On the final semester of my MSc program at Columbia SEAS, I was lucky enough to be able to attend a seminar course taught by Alfio Gliozzo entitled Q&A with IBM Watson. A significant part of the course is dedicated to learning how to leverage the services and resources available on the Watson Developer Cloud. This post describes the course project my team developed, the PaperTrail application.

Project Proposal

Create an application to assist in the development of future academic papers. Based on a paper’s initial proposal, Paper Trail predicts publications to be used as references or acknowledgement of prior art and provides a trend analysis of major topics and methods.

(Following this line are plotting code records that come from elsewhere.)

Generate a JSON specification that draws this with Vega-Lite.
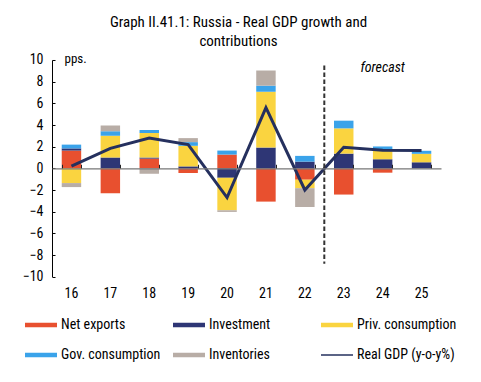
{
  "$schema": "https://vega.github.io/schema/vega-lite/v6.json",
  "width": 389,
  "height": 216.7,
  "autosize": {"type": "none"},
  "padding": {"left": 52, "top": 60, "right": 40, "bottom": 105},
  "background": "white",
  "config": {
    "font": "Roboto Condensed, Roboto, sans-serif",
    "view": {"stroke": null},
    "axis": {"labelFont": "Roboto Condensed, Roboto, sans-serif", "titleFont": "Roboto Condensed, Roboto, sans-serif", "labelColor": "#000", "grid": false},
    "legend": {"labelFont": "Roboto Condensed, Roboto, sans-serif"}
  },
  "title": {
    "text": ["Graph II.41.1: Russia - Real GDP growth and", "contributions"],
    "fontSize": 15,
    "fontWeight": "normal",
    "font": "Roboto Condensed, Roboto, sans-serif",
    "color": "#000",
    "anchor": "middle",
    "dx": -8,
    "offset": 4,
    "lineHeight": 19
  },
  "datasets": {
    "contrib": [
      {"year": "16", "series": "Net exports", "ord": 1, "value": 1.64},
      {"year": "16", "series": "Investment", "ord": 2, "value": 0.2},
      {"year": "16", "series": "Priv. consumption", "ord": 3, "value": -1.36},
      {"year": "16", "series": "Gov. consumption", "ord": 4, "value": 0.35},
      {"year": "16", "series": "Inventories", "ord": 5, "value": -0.37},
      {"year": "17", "series": "Net exports", "ord": 1, "value": -2.3},
      {"year": "17", "series": "Investment", "ord": 2, "value": 1.0},
      {"year": "17", "series": "Priv. consumption", "ord": 3, "value": 2.0},
      {"year": "17", "series": "Gov. consumption", "ord": 4, "value": 0.43},
      {"year": "17", "series": "Inventories", "ord": 5, "value": 0.53},
      {"year": "18", "series": "Net exports", "ord": 1, "value": 0.9},
      {"year": "18", "series": "Investment", "ord": 2, "value": 0.1},
      {"year": "18", "series": "Priv. consumption", "ord": 3, "value": 2.26},
      {"year": "18", "series": "Gov. consumption", "ord": 4, "value": 0.28},
      {"year": "18", "series": "Inventories", "ord": 5, "value": -0.5},
      {"year": "19", "series": "Net exports", "ord": 1, "value": -0.43},
      {"year": "19", "series": "Investment", "ord": 2, "value": 0.18},
      {"year": "19", "series": "Priv. consumption", "ord": 3, "value": 1.9},
      {"year": "19", "series": "Gov. consumption", "ord": 4, "value": 0.34},
      {"year": "19", "series": "Inventories", "ord": 5, "value": 0.37},
      {"year": "20", "series": "Net exports", "ord": 1, "value": 1.27},
      {"year": "20", "series": "Investment", "ord": 2, "value": -0.87},
      {"year": "20", "series": "Priv. consumption", "ord": 3, "value": -3.0},
      {"year": "20", "series": "Gov. consumption", "ord": 4, "value": 0.37},
      {"year": "20", "series": "Inventories", "ord": 5, "value": -0.15},
      {"year": "21", "series": "Net exports", "ord": 1, "value": -3.07},
      {"year": "21", "series": "Investment", "ord": 2, "value": 1.92},
      {"year": "21", "series": "Priv. consumption", "ord": 3, "value": 5.15},
      {"year": "21", "series": "Gov. consumption", "ord": 4, "value": 0.56},
      {"year": "21", "series": "Inventories", "ord": 5, "value": 1.4},
      {"year": "22", "series": "Net exports", "ord": 1, "value": -1.05},
      {"year": "22", "series": "Investment", "ord": 2, "value": 0.62},
      {"year": "22", "series": "Priv. consumption", "ord": 3, "value": -0.78},
      {"year": "22", "series": "Gov. consumption", "ord": 4, "value": 0.53},
      {"year": "22", "series": "Inventories", "ord": 5, "value": -1.74},
      {"year": "23", "series": "Net exports", "ord": 1, "value": -2.42},
      {"year": "23", "series": "Investment", "ord": 2, "value": 1.36},
      {"year": "23", "series": "Priv. consumption", "ord": 3, "value": 2.33},
      {"year": "23", "series": "Gov. consumption", "ord": 4, "value": 0.71},
      {"year": "23", "series": "Inventories", "ord": 5, "value": 0},
      {"year": "24", "series": "Net exports", "ord": 1, "value": -0.4},
      {"year": "24", "series": "Investment", "ord": 2, "value": 0.84},
      {"year": "24", "series": "Priv. consumption", "ord": 3, "value": 0.84},
      {"year": "24", "series": "Gov. consumption", "ord": 4, "value": 0.34},
      {"year": "24", "series": "Inventories", "ord": 5, "value": 0},
      {"year": "25", "series": "Net exports", "ord": 1, "value": 0},
      {"year": "25", "series": "Investment", "ord": 2, "value": 0.56},
      {"year": "25", "series": "Priv. consumption", "ord": 3, "value": 0.78},
      {"year": "25", "series": "Gov. consumption", "ord": 4, "value": 0.28},
      {"year": "25", "series": "Inventories", "ord": 5, "value": 0}
    ],
    "gdp": [
      {"year": "16", "value": 0.2},
      {"year": "17", "value": 1.85},
      {"year": "18", "value": 2.8},
      {"year": "19", "value": 2.2},
      {"year": "20", "value": -2.7},
      {"year": "21", "value": 5.6},
      {"year": "22", "value": -2.0},
      {"year": "23", "value": 1.95},
      {"year": "24", "value": 1.67},
      {"year": "25", "value": 1.64}
    ],
    "notes": [
      {"year": "24", "value": 9.3, "label": "forecast"}
    ],
    "divider": [
      {"year": "23", "value": 9.5, "value2": -8.8}
    ]
  },
  "layer": [
    {
      "data": {"name": "contrib"},
      "mark": {"type": "bar"},
      "encoding": {
        "x": {
          "field": "year", "type": "ordinal", "sort": null,
          "scale": {"paddingInner": 0.5, "paddingOuter": 0.25},
          "axis": {"title": null, "domain": false, "ticks": false, "labelAngle": 0, "labelFontSize": 14, "labelPadding": 10, "labelColor": "#000"}
        },
        "y": {
          "field": "value", "type": "quantitative", "stack": "zero",
          "scale": {"domain": [-10, 10], "nice": false},
          "axis": {
            "values": [-10, -8, -6, -4, -2, 0, 2, 4, 6, 8, 10],
            "tickCount": 11,
            "labelOverlap": false,
            "title": "pps.", "titleAngle": 0, "titleAlign": "left", "titleBaseline": "alphabetic",
            "titleX": 12, "titleY": 3, "titleFontSize": 13, "titleFontWeight": "normal", "titleColor": "#000",
            "labelFontSize": 14, "labelPadding": 12, "domainColor": "#000", "tickColor": "#000", "tickSize": -3
          }
        },
        "color": {
          "field": "series", "type": "nominal",
          "scale": {
            "domain": ["Net exports", "Investment", "Priv. consumption", "Gov. consumption", "Inventories", "Real GDP (y-o-y%)"],
            "range": ["#E8502F", "#2E3675", "#FAD440", "#3AA3EA", "#B8ADA6", "#25305E"]
          },
          "legend": {
            "title": null, "orient": "none", "legendX": -27, "legendY": 249, "columns": 3, "direction": "horizontal",
            "gridAlign": "all", "columnPadding": 12, "rowPadding": 7,
            "labelFontSize": 14, "labelColor": "#000", "labelOffset": 4, "labelLimit": 200,
            "symbolSize": 1024, "symbolType": "M-1,-0.135H1V0.135H-1Z", "symbolStrokeWidth": 0,
            "encode": {
              "symbols": {
                "update": {
                  "shape": {"signal": "datum.value === 'Real GDP (y-o-y%)' ? 'M-1,-0.05H1V0.05H-1Z' : 'M-1,-0.135H1V0.135H-1Z'"},
                  "fill": {"scale": "color", "field": "value"},
                  "strokeWidth": {"value": 0}
                }
              }
            }
          }
        },
        "order": {"field": "ord", "type": "quantitative"}
      }
    },
    {
      "data": {"name": "gdp"},
      "mark": {"type": "line", "strokeWidth": 3},
      "encoding": {
        "x": {
          "field": "year", "type": "ordinal", "sort": null,
          "axis": {"title": null, "orient": "bottom", "offset": -108.4, "labels": false, "domainColor": "#777", "domainWidth": 1.2, "tickColor": "#222", "tickSize": -4, "tickBand": "extent", "zindex": 1}
        },
        "y": {"field": "value", "type": "quantitative"},
        "color": {"datum": "Real GDP (y-o-y%)"}
      }
    },
    {
      "data": {"name": "divider"},
      "mark": {"type": "rule", "strokeDash": [4.5, 2.5], "strokeWidth": 2, "color": "#333"},
      "encoding": {
        "x": {"field": "year", "type": "ordinal", "bandPosition": -0.5, "axis": null},
        "y": {"field": "value", "type": "quantitative"},
        "y2": {"field": "value2"}
      }
    },
    {
      "data": {"name": "notes"},
      "mark": {"type": "text", "fontSize": 14, "fontStyle": "italic", "color": "#000", "baseline": "middle"},
      "encoding": {
        "x": {"field": "year", "type": "ordinal", "axis": null},
        "y": {"field": "value", "type": "quantitative"},
        "text": {"field": "label"}
      }
    }
  ],
  "resolve": {"axis": {"x": "independent"}}
}
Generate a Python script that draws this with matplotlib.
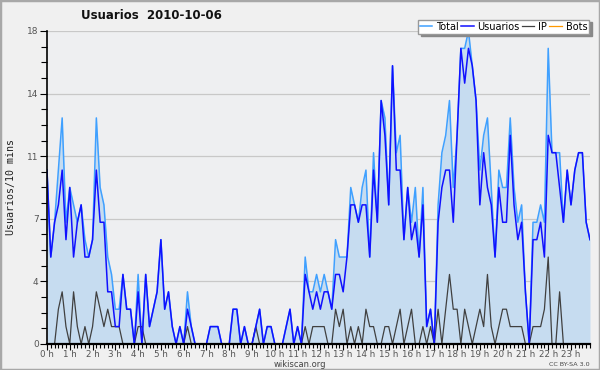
import numpy as np
import matplotlib
matplotlib.use("Agg")
import matplotlib.pyplot as plt
from matplotlib.ticker import FixedLocator, MultipleLocator
from matplotlib.patches import Rectangle

# 10-minute slots over the day (144 values per series)
total = [10, 5, 7, 10, 13, 7, 9, 8, 7, 8, 6, 5, 6, 13, 9, 8, 5, 4, 2, 2, 4, 2, 2, 0,
         4, 0, 4, 1, 2, 3, 6, 2, 3, 1, 0, 1, 0, 3, 1, 0, 0, 0, 0, 1, 1, 1, 0, 0,
         0, 2, 2, 0, 1, 0, 0, 1, 2, 0, 1, 1, 0, 0, 0, 1, 2, 0, 1, 0, 5, 3, 3, 4,
         3, 4, 3, 2, 6, 5, 5, 5, 9, 8, 7, 9, 10, 5, 11, 7, 14, 13, 8, 16, 11, 12, 6, 9,
         7, 9, 5, 9, 1, 2, 0, 8, 11, 12, 14, 9, 12, 17, 17, 18, 16, 14, 10, 12, 13, 9,
         5, 10, 9, 9, 13, 9, 7, 8, 3, 0, 7, 7, 8, 7, 17, 11, 11, 11, 7, 10, 8, 10, 11, 11,
         7, 6]
usuarios = [10, 5, 7, 8, 10, 6, 9, 5, 7, 8, 5, 5, 6, 10, 7, 7, 3, 3, 1, 1, 4, 2, 2, 0,
            3, 0, 4, 1, 2, 3, 6, 2, 3, 1, 0, 1, 0, 2, 1, 0, 0, 0, 0, 1, 1, 1, 0, 0,
            0, 2, 2, 0, 1, 0, 0, 1, 2, 0, 1, 1, 0, 0, 0, 1, 2, 0, 1, 0, 4, 3, 2, 3,
            2, 3, 3, 2, 4, 4, 3, 5, 8, 8, 7, 8, 8, 5, 10, 7, 14, 12, 8, 16, 10, 10, 6, 9,
            6, 7, 5, 8, 1, 2, 0, 7, 9, 10, 10, 7, 12, 17, 15, 17, 16, 14, 8, 11, 9, 8,
            5, 9, 7, 7, 12, 8, 6, 7, 3, 0, 6, 6, 7, 5, 12, 11, 11, 9, 7, 10, 8, 10, 11, 11,
            7, 6]
ip = [0, 0, 0, 2, 3, 1, 0, 3, 1, 0, 1, 0, 1, 3, 2, 1, 2, 1, 1, 1, 0, 0, 0, 0,
      1, 1, 0, 0, 0, 0, 0, 0, 0, 0, 0, 0, 0, 1, 0, 0, 0, 0, 0, 0, 0, 0, 0, 0,
      0, 0, 0, 0, 0, 0, 0, 1, 0, 0, 0, 0, 0, 0, 0, 0, 0, 0, 0, 0, 1, 0, 1, 1,
      1, 1, 0, 0, 2, 1, 2, 0, 1, 0, 1, 0, 2, 1, 1, 0, 0, 1, 1, 0, 1, 2, 0, 1,
      2, 0, 0, 1, 0, 1, 0, 2, 0, 2, 4, 2, 2, 0, 2, 1, 0, 1, 2, 1, 4, 1, 0, 1,
      2, 2, 1, 1, 1, 1, 0, 0, 1, 1, 1, 2, 5, 0, 0, 3, 0, 0, 0, 0, 0, 0, 0, 0]
bots = [0, 0, 0, 0, 0, 0, 0, 0, 0, 0, 0, 0, 0, 0, 0, 0, 0, 0, 0, 0, 0, 0, 0, 0,
        0, 0, 0, 0, 0, 0, 0, 0, 0, 0, 0, 0, 0, 0, 0, 0, 0, 0, 0, 0, 0, 0, 0, 0,
        0, 0, 0, 0, 0, 0, 0, 0, 0, 0, 0, 0, 0, 0, 0, 0, 0, 0, 0, 0, 0, 0, 0, 0,
        0, 0, 0, 0, 0, 0, 0, 0, 0, 0, 0, 0, 0, 0, 0, 0, 0, 0, 0, 0, 0, 0, 0, 0,
        0, 0, 0, 0, 0, 0, 0, 0, 0, 0, 0, 0, 0, 0, 0, 0, 0, 0, 0, 0, 0, 0, 0, 0,
        0, 0, 0, 0, 0, 0, 0, 0, 0, 0, 0, 0, 0, 0, 0, 0, 0, 0, 0, 0, 0, 0, 0, 0]

hour_labels = ['0 h', '1 h', '2 h', '3 h', '4 h', '5 h', '6 h', '7 h', '8 h', '9 h',
               '10 h', '11 h', '12 h', '13 h', '14 h', '15 h', '16 h', '17 h',
               '18 h', '19 h', '20 h', '21 h', '22 h', '23 h']
y_ticks = [0, 3.6, 7.2, 10.8, 14.4, 18]
y_labels = ['0', '4', '7', '11', '14', '18']

slots = np.arange(len(total))

fig = plt.figure(figsize=(6, 3.7), dpi=100, facecolor='#f0f0f0')
ax = fig.add_axes([0.0783, 0.0703, 0.905, 0.846])
ax.set_facecolor('#eeeff1')

ax.fill_between(slots, total, color='#c6dcf0', lw=0, zorder=1)
ax.plot(slots, total, color='#3fa0ff', lw=1.1, label='Total', zorder=3)
ax.plot(slots, usuarios, color='#1010ff', lw=1.1, label='Usuarios', zorder=4)
ax.plot(slots, ip, color='#404040', lw=0.9, label='IP', zorder=3.5)
ax.plot(slots, bots, color='#ff9900', lw=0.9, label='Bots', zorder=2)

ax.set_xlim(0, len(total) - 1)
ax.set_ylim(0, 18)

ax.xaxis.set_major_locator(FixedLocator(np.arange(0, 144, 6)))
ax.set_xticklabels(hour_labels)
ax.xaxis.set_minor_locator(MultipleLocator(1))
ax.yaxis.set_major_locator(FixedLocator(y_ticks))
ax.set_yticklabels(y_labels)
ax.yaxis.set_minor_locator(MultipleLocator(0.9))

ax.tick_params(axis='x', which='major', length=4, width=0.8, pad=0.5,
               labelsize=6.3, labelcolor='#555555')
ax.tick_params(axis='x', which='minor', length=3, width=0.8)
ax.tick_params(axis='y', which='major', length=5, width=0.8, pad=1,
               labelsize=6.5, labelcolor='#555555')
ax.tick_params(axis='y', which='minor', length=4, width=0.8)

ax.grid(axis='y', which='major', color='#c8c8c8', lw=0.9, zorder=0)
ax.set_axisbelow(True)
for side in ['top', 'right']:
    ax.spines[side].set_visible(False)
ax.spines['left'].set_linewidth(1.2)
ax.spines['bottom'].set_linewidth(1.6)
ax.spines['bottom'].set_zorder(6)
ax.spines['left'].set_zorder(6)

ax.set_ylabel('Usuarios/10 mins', family='DejaVu Sans Mono', fontsize=7.2,
              color='#222222', labelpad=8)

fig.text(0.252, 0.957, 'Usuarios  2010-10-06', ha='center', va='center',
         fontsize=8.5, fontweight='bold', color='#111111')

fig.legend(loc='upper right', bbox_to_anchor=(0.99, 0.96), ncol=4,
           fontsize=7, handlelength=1.3, handletextpad=0.4, columnspacing=0.2,
           borderpad=0.2, fancybox=False, shadow={'color': '#888888', 'alpha': 1,
                                                  'ox': 2, 'oy': -2},
           framealpha=1, edgecolor='#999999', facecolor='white')

fig.text(0.5, 0.016, 'wikiscan.org', ha='center', va='center', fontsize=6,
         color='#444444')
fig.text(0.982, 0.016, 'CC BY-SA 3.0', ha='right', va='center', fontsize=4.6,
         color='#444444')

fig.patches.append(Rectangle((0, 0), 1, 1, transform=fig.transFigure, fill=False,
                             edgecolor='#a8a8a8', lw=2.5))

fig.savefig('out.png', dpi=100, facecolor=fig.get_facecolor())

The objective is to speed the discovery of relevant papers early in the research process, and allow for early assessment of the depth of prior research concerning the initial proposal.

Meet the Team

Wesley Bruning, Software Engineer, MSc. in Computer Science

Xavier Gonzalez, Industrial Engineer, MSc. in Data Science

Juliana Louback, Software Engineer, MSc. in Computer Science

Aaron Zakem, Patent Attorney, MSc. in Computer Science

Prior Art

A significant amount of attention has been given to this topic over the past few decades. The table below shows the work the team deemed most relevant due to recency, accuracy and similarity of functionality.

priorArt

The variation in accuracy displayed is a result of experimentation with different dataset sizes and algorithm variations. More information and details can be found in the prior art report.

The main differential of PaperTrail is providing a form of access to the citation prediciton and trend analysis algorithm. With the exception of the project by McNee et al., these algorithmns aren’t currently available for general use. The application on researchindex.net is open to use but its objective is to rank publications and authors for given topics.

Algorithm

Citation Prediction: PaperTrail builds on the work done by Wolski’s team in Fall 2014. This algorithmn builds a reference graph used to define research communities, with an associated vector of topic scores generated by an LDA model. The papers in each research community are then ranked by importance within the community with a custom ranking algorithm. When a target document is given to algorithm as input, the LDA model is used to generate a vector of topics that are present in the document. The communities with the most similar topic vectors are selected and the publications within these communities with highest rank and greatest similarity to the input document are recommended as references. A more detailed description can be found here.

Trend Analysis: Initially, the idea was to use the AlchemyData News API to obtain statistics pertaining to the amount of publications on a given topic over time. However, with the exception of buzz-words (i.e. ‘big data’), many more specialized topics appeared very infrequently in news articles, if at all. This isn’t entirely surprising given the target audience of PaperTrail. As a work around, we use the Alchemy Language API to extract keywords from the abstracts in the dataset, in addition to relevance scores. The PaperTrail database could then be queried for entry counts for a given year and keyword to provide an indication of publication trends in academia. Note that the Alchemy Language API extracts multiple-word ‘keywords’ as well as single words.

Data

To maintain consistency with Wolski’s project, we are using the DBLP data as made available on aminer.org. The DBLP-Citation-network V5 dataset contains 1,572,277 entries; we are limited to the use of entries that contain both abstracts and citations, bringing the dataset size down to 265,865 entries.

Architecture

A high-level visualization of the project architecture is displayed below. Before launching PaperTrail, it’s necessary to train Wolski’s algorithm offline. Currently any documentation with regard to the performance of said algorithm is unavailable; the PaperTrail project will include an evaluation phase and report the findings made.

The PaperTrail app and database will be hosted on the Bluemix Platform.

ptArchitecture

Status Report

Phases completed:

Project design
Prior art research
Data cleansing
Development and deployment of an alpha version of the PaperTrail app

Phases under development:

Algorithm training and evaluation
Keyword extraction
MapReduce of publication frequency by year and topic
Data visualization component